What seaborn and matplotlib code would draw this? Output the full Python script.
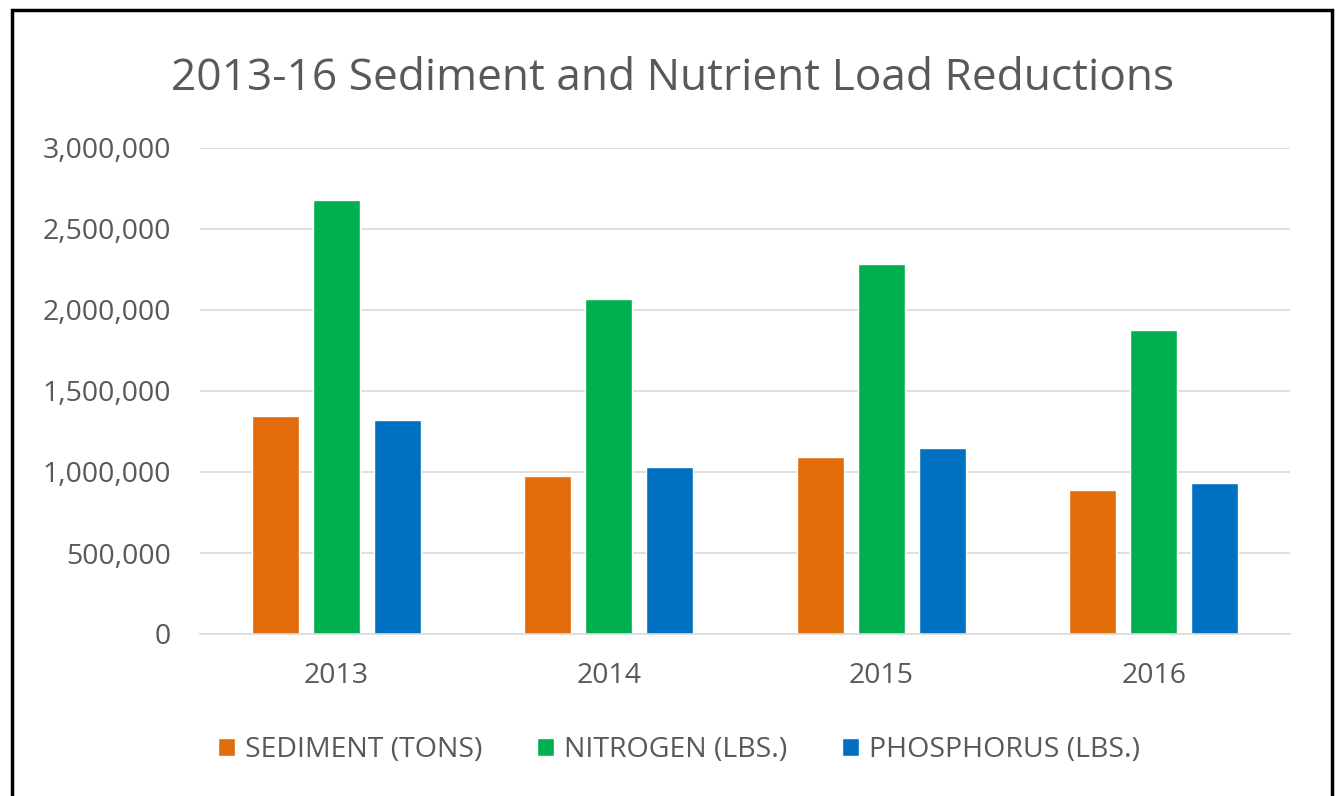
import matplotlib
matplotlib.use('Agg')
import pandas as pd
import seaborn as sns
from matplotlib import pyplot as plt
from matplotlib import ticker
from matplotlib.patches import Rectangle

years = ['2013', '2014', '2015', '2016']
sediment = [1345000, 975000, 1093000, 889000]
nitrogen = [2676000, 2068000, 2284000, 1877000]
phosphorus = [1321000, 1031000, 1148000, 932000]
series = ['SEDIMENT (TONS)', 'NITROGEN (LBS.)', 'PHOSPHORUS (LBS.)']
colors = ['#E36C0A', '#00B050', '#0070C0']

df = pd.DataFrame({
    'year': years * 3,
    'value': sediment + nitrogen + phosphorus,
    'series': [s for s in series for _ in years],
})

sns.set_style('white')
plt.rcParams['font.family'] = ['Open Sans', 'DejaVu Sans']
gray = '#595959'

fig = plt.figure(figsize=(13.41, 7.96), dpi=100)
ax = fig.add_axes([200 / 1341, 1 - 634 / 796, 1090 / 1341, 486 / 796])

sns.barplot(df, x='year', y='value', hue='series', palette=colors,
            width=0.67, gap=0.23, saturation=1, ax=ax, legend=True)

ax.set_ylim(0, 3000000)
ax.yaxis.set_major_locator(ticker.MultipleLocator(500000))
ax.yaxis.set_major_formatter(ticker.FuncFormatter(lambda v, p: f'{int(v):,}'))
ax.grid(axis='y', color='#D9D9D9', linewidth=1.2)
ax.set_axisbelow(True)
for side in ['left', 'right', 'top']:
    ax.spines[side].set_visible(False)
ax.spines['bottom'].set_color('#D9D9D9')
ax.spines['bottom'].set_linewidth(1.2)
ax.tick_params(axis='y', length=0, pad=21, labelsize=20.5, labelcolor=gray)
ax.tick_params(axis='x', length=0, pad=20, labelsize=20.5, labelcolor=gray)
ax.set_xlabel('')
ax.set_ylabel('')

handles, labels = ax.get_legend_handles_labels()
ax.legend_.remove()
fig.legend(handles, labels, loc='center', bbox_to_anchor=(679 / 1341, 1 - 750 / 796),
           ncol=3, frameon=False, fontsize=20.5, labelcolor=gray,
           handlelength=0.62, handleheight=0.62, handletextpad=0.35, columnspacing=1.9)

fig.text(673 / 1341, 1 - 90 / 796, '2013-16 Sediment and Nutrient Load Reductions',
         ha='center', va='baseline', fontsize=31.9, color=gray)

fig.patches.append(Rectangle((12 / 1341, -0.05), 1320 / 1341, 1.05 - 10 / 796,
                             transform=fig.transFigure, fill=False,
                             edgecolor='black', linewidth=2.5))

fig.savefig('out.png', dpi=100)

__________

WHAT TO WORK ON — Take the lines from the start of the material to the line with "ax.set_ylabel('')", both included, and transcribe them exactly without the pictures.

ANSWER TO THIS PROBLEM —
What seaborn and matplotlib code would draw this? Output the full Python script.
import matplotlib
matplotlib.use('Agg')
import pandas as pd
import seaborn as sns
from matplotlib import pyplot as plt
from matplotlib import ticker
from matplotlib.patches import Rectangle

years = ['2013', '2014', '2015', '2016']
sediment = [1345000, 975000, 1093000, 889000]
nitrogen = [2676000, 2068000, 2284000, 1877000]
phosphorus = [1321000, 1031000, 1148000, 932000]
series = ['SEDIMENT (TONS)', 'NITROGEN (LBS.)', 'PHOSPHORUS (LBS.)']
colors = ['#E36C0A', '#00B050', '#0070C0']

df = pd.DataFrame({
    'year': years * 3,
    'value': sediment + nitrogen + phosphorus,
    'series': [s for s in series for _ in years],
})

sns.set_style('white')
plt.rcParams['font.family'] = ['Open Sans', 'DejaVu Sans']
gray = '#595959'

fig = plt.figure(figsize=(13.41, 7.96), dpi=100)
ax = fig.add_axes([200 / 1341, 1 - 634 / 796, 1090 / 1341, 486 / 796])

sns.barplot(df, x='year', y='value', hue='series', palette=colors,
            width=0.67, gap=0.23, saturation=1, ax=ax, legend=True)

ax.set_ylim(0, 3000000)
ax.yaxis.set_major_locator(ticker.MultipleLocator(500000))
ax.yaxis.set_major_formatter(ticker.FuncFormatter(lambda v, p: f'{int(v):,}'))
ax.grid(axis='y', color='#D9D9D9', linewidth=1.2)
ax.set_axisbelow(True)
for side in ['left', 'right', 'top']:
    ax.spines[side].set_visible(False)
ax.spines['bottom'].set_color('#D9D9D9')
ax.spines['bottom'].set_linewidth(1.2)
ax.tick_params(axis='y', length=0, pad=21, labelsize=20.5, labelcolor=gray)
ax.tick_params(axis='x', length=0, pad=20, labelsize=20.5, labelcolor=gray)
ax.set_xlabel('')
ax.set_ylabel('')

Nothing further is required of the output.